In determining how much to invest in private markets, however, it is important to recognize that an overreliance on private equity and other illiquid investments is not without risk. Even with a multigenerational timeframe, tax-exempt institutions occasionally do face unexpected and near-term liquidity demands. During the 2008 recession, some illiquid-heavy endowments were forced to liquidate high-performing public equities to meet the contractually obligated capital calls of their private equity managers. Others were forced to take on debt to backstop institutional budgets, and nearly all endowment portfolios emerged materially off-model and overweight to private equity.

In general, we believe this approach to liquidity – sacrificing some near-term flexibility for the sake of returns and predictability – is appropriate given the time horizon advantage of most E&Fs. That said, we also believe that the ideal liquidity profile for any endowment or foundation is highly institution-specific and should be chosen with several different considerations.

  • How reliant is the institution on its endowment to fund operations? Some nonprofit institutions rely primarily on fundraising, grants, and other revenue sources to pay their operating expenses, allowing their endowments to accrue as long-term rainy day funds that supply only a small percentage of their annual budget. Other institutions rely more heavily on endowment spending to support operations, with the majority of annual spending derived from endowment payouts. In the latter case, liquidity is far more important; in the event of a downturn or externally triggered budget crisis, locked-up capital will be inaccessible to serve as a stopgap, forcing the institution to consider debt or severely underfund its operations.
  • How easily can spending be adjusted in a downturn? In addition to being less reliant on their endowments for budgetary needs, some institutions are more flexible than others in their ability to temporarily reduce spending without disrupting their core missions. Those that can afford to cut costs during a downturn – whether by trimming staff or paring back programming – or to lean on additional grants or fundraising to cover shortfalls, as described earlier, can likewise afford less liquidity.
  • What are the institution’s liquidity sources? With the aforementioned qualitative considerations in mind, institutions should conduct a full accounting of their current sources of liquidity, project their future distributions and commitments, and stress test their projected liquidity in a variety of scenarios. How much liquidity is derived from grants vs. operations? Lines of credit? What are the expected distributions from and commitments to private investments? Institutions should be comfortable that they can maintain enough liquidity, even in a market downturn, to service all their commitments.
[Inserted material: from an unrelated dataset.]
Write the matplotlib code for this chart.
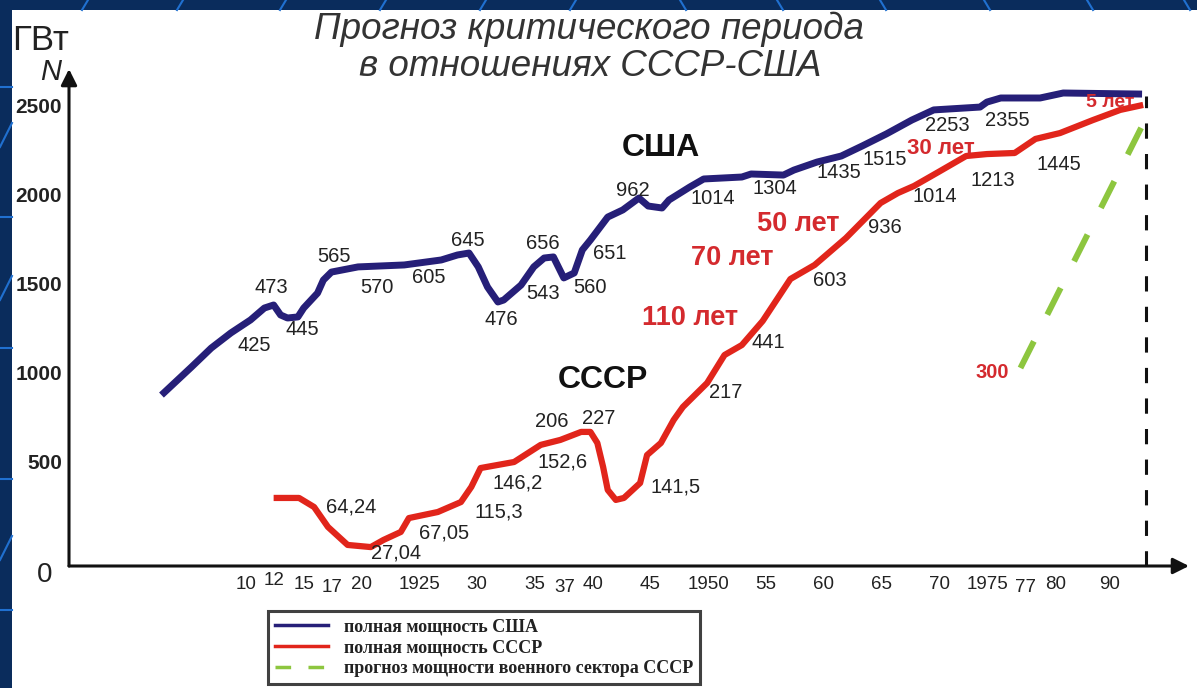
import numpy as np
import matplotlib
matplotlib.use("Agg")
import matplotlib.pyplot as plt
from matplotlib.lines import Line2D
from matplotlib.patches import Rectangle
from matplotlib.transforms import ScaledTranslation

plt.rcParams['font.family'] = ['Liberation Sans', 'DejaVu Sans']

# ---------------- data ----------------
usa_years = [1902.7, 1905.3, 1907.0, 1908.7, 1910.4, 1911.6, 1912.4, 1913.0, 1913.6, 1914.5,
             1915.0, 1916.2, 1916.7, 1917.4, 1919.7, 1923.7, 1926.9, 1928.3, 1929.3, 1930.1,
             1930.9, 1931.8, 1932.3, 1933.8, 1934.9, 1935.8, 1936.6, 1937.5, 1938.4, 1939.1,
             1939.8, 1941.3, 1942.6, 1944.0, 1944.8, 1946.0, 1946.6, 1948.4, 1949.6, 1952.9,
             1953.7, 1956.5, 1957.4, 1959.4, 1961.5, 1963.3, 1965.4, 1967.6, 1969.5, 1973.5,
             1974.1, 1975.3, 1978.7, 1981.5, 1998.9]
usa_power = [876, 1034, 1140, 1225, 1298, 1365, 1382, 1326, 1309, 1315,
             1365, 1449, 1522, 1567, 1596, 1607, 1635, 1663, 1674, 1596,
             1483, 1399, 1410, 1494, 1596, 1646, 1652, 1534, 1562, 1691,
             1747, 1876, 1916, 1983, 1938, 1927, 1972, 2045, 2090, 2101,
             2118, 2112, 2140, 2185, 2219, 2275, 2343, 2421, 2478, 2494,
             2522, 2545, 2545, 2573, 2567]

ussr_years = [1912.4, 1914.6, 1915.9, 1917.1, 1918.8, 1920.8, 1921.9, 1923.4, 1924.1, 1926.6,
              1928.6, 1929.5, 1930.3, 1933.2, 1935.5, 1937.2, 1939.0, 1939.8, 1940.4, 1940.9,
              1941.3, 1942.0, 1942.7, 1944.1, 1944.7, 1945.9, 1947.0, 1947.8, 1949.9, 1951.4,
              1952.9, 1954.7, 1957.1, 1959.2, 1961.9, 1964.9, 1966.4, 1967.8, 1969.9, 1972.3,
              1974.1, 1976.5, 1978.3, 1980.9, 1987.0, 1993.0, 1999.2]
ussr_power = [298, 298, 247, 135, 34, 22, 62, 107, 185, 219,
              275, 360, 466, 500, 596, 624, 669, 669, 607, 472,
              343, 287, 298, 382, 539, 607, 736, 809, 944, 1101,
              1157, 1292, 1528, 1607, 1758, 1955, 2011, 2051, 2129, 2219,
              2230, 2236, 2315, 2348, 2421, 2478, 2506]

mil_years = [1977.0, 2000.0]
mil_power = [1028, 2433]

critical_year = 2000
critical_top = 2555

x_tick_years = [1910, 1912, 1915, 1917, 1920, 1925, 1930, 1935, 1937, 1940, 1945, 1950,
                1955, 1960, 1965, 1970, 1975, 1977, 1980, 1990]
x_tick_labels = ["10", "12", "15", "17", "20", "1925", "30", "35", "37", "40", "45", "1950",
                 "55", "60", "65", "70", "1975", "77", "80", "90"]
y_ticks = [500, 1000, 1500, 2000, 2500]
y_tick_labels = ["500", "1000", "1500", "2000", "2500"]

usa_notes = ["473", "425", "445", "565", "570", "605", "645", "476", "543", "656",
             "560", "651", "962", "1014", "1304", "1435", "1515", "2253", "2355", "1445"]
usa_note_x = [1912.2, 1910.7, 1914.9, 1917.6, 1921.3, 1925.8, 1929.2, 1932.1, 1935.7, 1935.7,
              1939.8, 1941.5, 1943.5, 1950.4, 1955.8, 1961.3, 1965.3, 1970.7, 1975.9, 1980.6]
usa_note_y = [1478, 1157, 1242, 1652, 1483, 1539, 1747, 1303, 1449, 1730,
              1483, 1674, 2028, 1983, 2039, 2129, 2202, 2388, 2421, 2169]

ussr_notes = ["64,24", "27,04", "67,05", "115,3", "146,2", "152,6", "206", "227", "141,5",
              "217", "441", "603", "936", "1014", "1213"]
ussr_note_x = [1919.1, 1923.0, 1927.1, 1931.9, 1933.5, 1937.4, 1936.5, 1940.5, 1947.2,
               1951.5, 1955.2, 1960.5, 1965.3, 1969.6, 1974.6]
ussr_note_y = [247, -11, 101, 219, 382, 500, 725, 747, 360,
               888, 1174, 1522, 1815, 1989, 2079]

lag_notes = ["110 лет", "70 лет", "50 лет", "30 лет", "5 лет", "300"]
lag_note_x = [1948.4, 1952.1, 1957.8, 1970.1, 1990.3, 1974.6]
lag_note_y = [1309, 1646, 1837, 2264, 2517, 1000]
lag_note_size = [19.5, 19.5, 19.5, 16, 14, 14.5]

country_notes = ["США", "СССР"]
country_note_x = [1945.9, 1940.9]
country_note_y = [2264, 961]

legend_labels = ["полная мощность США", "полная мощность СССР",
                 "прогноз мощности военного сектора СССР"]

# ---------------- style ----------------
W, H = 1197, 688
C_BLUE = '#261f78'
C_RED = '#e1251b'
C_LRED = '#d42a2e'
C_GREEN = '#8dc63f'
C_TXT = '#222222'


def fx(px):
    return px / W


def fy(py):
    return 1 - py / H


fig = plt.figure(figsize=(W / 100, H / 100), dpi=100, facecolor='#0a2c5c')
fig.patches.append(Rectangle((fx(12), 0), 1, fy(10), transform=fig.transFigure,
                             facecolor='white', edgecolor='none', zorder=-5))

# decorative template lines in the dark frame
deco = '#2070d0'
for x0, d in [(85, 1), (180, 1), (283, 1), (383, 1), (483, 1), (573, 1), (683, -1),
              (780, -1), (883, -1), (987, -1), (1090, -1), (1187, -1)]:
    fig.add_artist(Line2D([fx(x0 - 3 * d), fx(x0 + 3 * d)], [fy(10), fy(0)],
                          transform=fig.transFigure, color=deco, lw=1.5, zorder=-4))
for y0 in [87, 217, 348, 479, 610]:
    fig.add_artist(Line2D([fx(0), fx(12)], [fy(y0), fy(y0)],
                          transform=fig.transFigure, color=deco, lw=1.5, zorder=-4))
for y0 in [147, 300, 560]:
    fig.add_artist(Line2D([fx(0), fx(12)], [fy(y0), fy(y0 - 24)],
                          transform=fig.transFigure, color=deco, lw=1.5, zorder=-4))

# x axis: linear in years up to 1980, compressed afterwards (as in the drawing)
scale_years = [1880, 1980, 1990, 2000, 2030]
scale_pos = [1880, 1980, 1984.67, 1987.87, 1997.46]


def fwd(x):
    return np.interp(x, scale_years, scale_pos)


def inv(p):
    return np.interp(p, scale_pos, scale_years)


ax = fig.add_axes([fx(69), fy(566), (1189 - 69) / W, (566 - 72) / H])
ax.patch.set_visible(False)
ax.set_xscale('function', functions=(fwd, inv))
ax.set_xlim(1894.7, 2011.6)
ax.set_ylim(-84.3, 2691)
for s in ax.spines.values():
    s.set_visible(False)

# axes with arrows
arrow_kw = dict(arrowstyle='-|>', lw=2.2, color='#111111', mutation_scale=24,
                shrinkA=0, shrinkB=0)
ax.annotate('', xy=(1, 0), xytext=(0, 0), xycoords='axes fraction',
            textcoords='axes fraction', arrowprops=arrow_kw)
ax.annotate('', xy=(0, 1.006), xytext=(0, 0), xycoords='axes fraction',
            textcoords='axes fraction', arrowprops=arrow_kw)

# lines
ax.plot(usa_years, usa_power, color=C_BLUE, lw=5, solid_capstyle='butt',
        solid_joinstyle='round', clip_on=False)
ax.plot(ussr_years, ussr_power, color=C_RED, lw=4.5, solid_capstyle='butt',
        solid_joinstyle='round', clip_on=False)
ax.plot(mil_years, mil_power, color=C_GREEN, lw=4.3, dashes=(5, 5), dash_capstyle='butt')
ax.vlines(critical_year, ax.get_ylim()[0], critical_top, colors='#111111', lw=2.2,
          linestyles=(0, (5, 5)))

# ticks
ax.set_xticks(x_tick_years, x_tick_labels)
ax.set_yticks(y_ticks, y_tick_labels)
ax.xaxis.set_minor_locator(matplotlib.ticker.NullLocator())
ax.tick_params(axis='x', length=0, pad=7, labelsize=13.5, labelcolor=C_TXT)
ax.tick_params(axis='y', length=0, pad=5, labelsize=15, labelcolor=C_TXT)
for lab in ax.get_yticklabels():
    lab.set_fontweight('bold')
x_offsets = {"12": (5, -4), "17": (5, 3), "37": (7, 3), "1975": (-10, 0), "77": (5, 3)}
for lab, txt in zip(ax.get_xticklabels(), x_tick_labels):
    if txt in x_offsets:
        dx, dy = x_offsets[txt]
        lab.set_transform(lab.get_transform() +
                          ScaledTranslation(dx / 100, -dy / 100, fig.dpi_scale_trans))

fig.text(fx(45), fy(575), "0", ha='center', va='center', fontsize=20, color=C_TXT)
fig.text(fx(12), fy(40), "ГВт", ha='left', va='center', fontsize=25, color=C_TXT)
fig.text(fx(51), fy(72), "N", ha='center', va='center', fontsize=21, style='italic',
         color=C_TXT)

# title
fig.text(fx(589), fy(29), "Прогноз критического периода", ha='center', va='center',
         fontsize=26.5, style='italic', color='#333333')
fig.text(fx(590), fy(66), "в отношениях СССР-США", ha='center', va='center',
         fontsize=26.5, style='italic', color='#333333')

# annotations
for s, x, y in zip(usa_notes, usa_note_x, usa_note_y):
    ax.text(x, y, s, ha='center', va='center', fontsize=14.5, color=C_TXT)
for s, x, y in zip(ussr_notes, ussr_note_x, ussr_note_y):
    ax.text(x, y, s, ha='center', va='center', fontsize=14.5, color=C_TXT)
for s, x, y, fs in zip(lag_notes, lag_note_x, lag_note_y, lag_note_size):
    ax.text(x, y, s, ha='center', va='center', fontsize=fs, color=C_LRED,
            fontweight='bold')
for s, x, y in zip(country_notes, country_note_x, country_note_y):
    ax.text(x, y, s, ha='center', va='center', fontsize=23, color='#111111',
            fontweight='bold')

# legend
handles = [Line2D([], [], color=C_BLUE, lw=2.5),
           Line2D([], [], color=C_RED, lw=2.5),
           Line2D([], [], color=C_GREEN, lw=2.5, dashes=(4.5, 5))]
leg = fig.legend(handles, legend_labels, loc='upper left',
                 bbox_to_anchor=(fx(268), fy(611)), bbox_transform=fig.transFigure,
                 borderaxespad=0, frameon=True, fancybox=False, handlelength=2.9,
                 handletextpad=0.9, labelspacing=0.22, borderpad=0.4,
                 prop={'family': ['Liberation Serif'], 'weight': 'bold', 'size': 13})
leg.get_frame().set_edgecolor('#111111')
leg.get_frame().set_linewidth(2.2)
for t in leg.get_texts():
    t.set_color(C_TXT)

fig.savefig("out.png", dpi=100, facecolor=fig.get_facecolor())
Ironically, very few for-profit entities operate with the same permanence of the endowments and foundations they serve. However, at BBH, where we have just celebrated our 204th birthday, we consider a permanent time horizon to be one of our founding principles, and we invest our nonprofit clients’ capital accordingly. Unsurprisingly, this approach is driven by the same equity-biased portfolios and multidecade focus on capital preservation that we pursue for our taxable clients. At the same time, however, effective endowment investing also requires thoughtful attention to near-term concerns like spending, liquidity, and stability – which often vary on an institution-by-institution basis. BBH seeks to balance both as we steward our E&F clients to their own bicentennials and beyond.

1 The minimum “distributable amount” is calculated by the Internal Revenue Service based on the minimum investment return of the foundation, reduced by the sum of any income taxes and increased by certain other adjustments.
2 This is a simplified spending model based on end-of-year values; most institutions “smooth” spending by utilizing three- or five-year averages.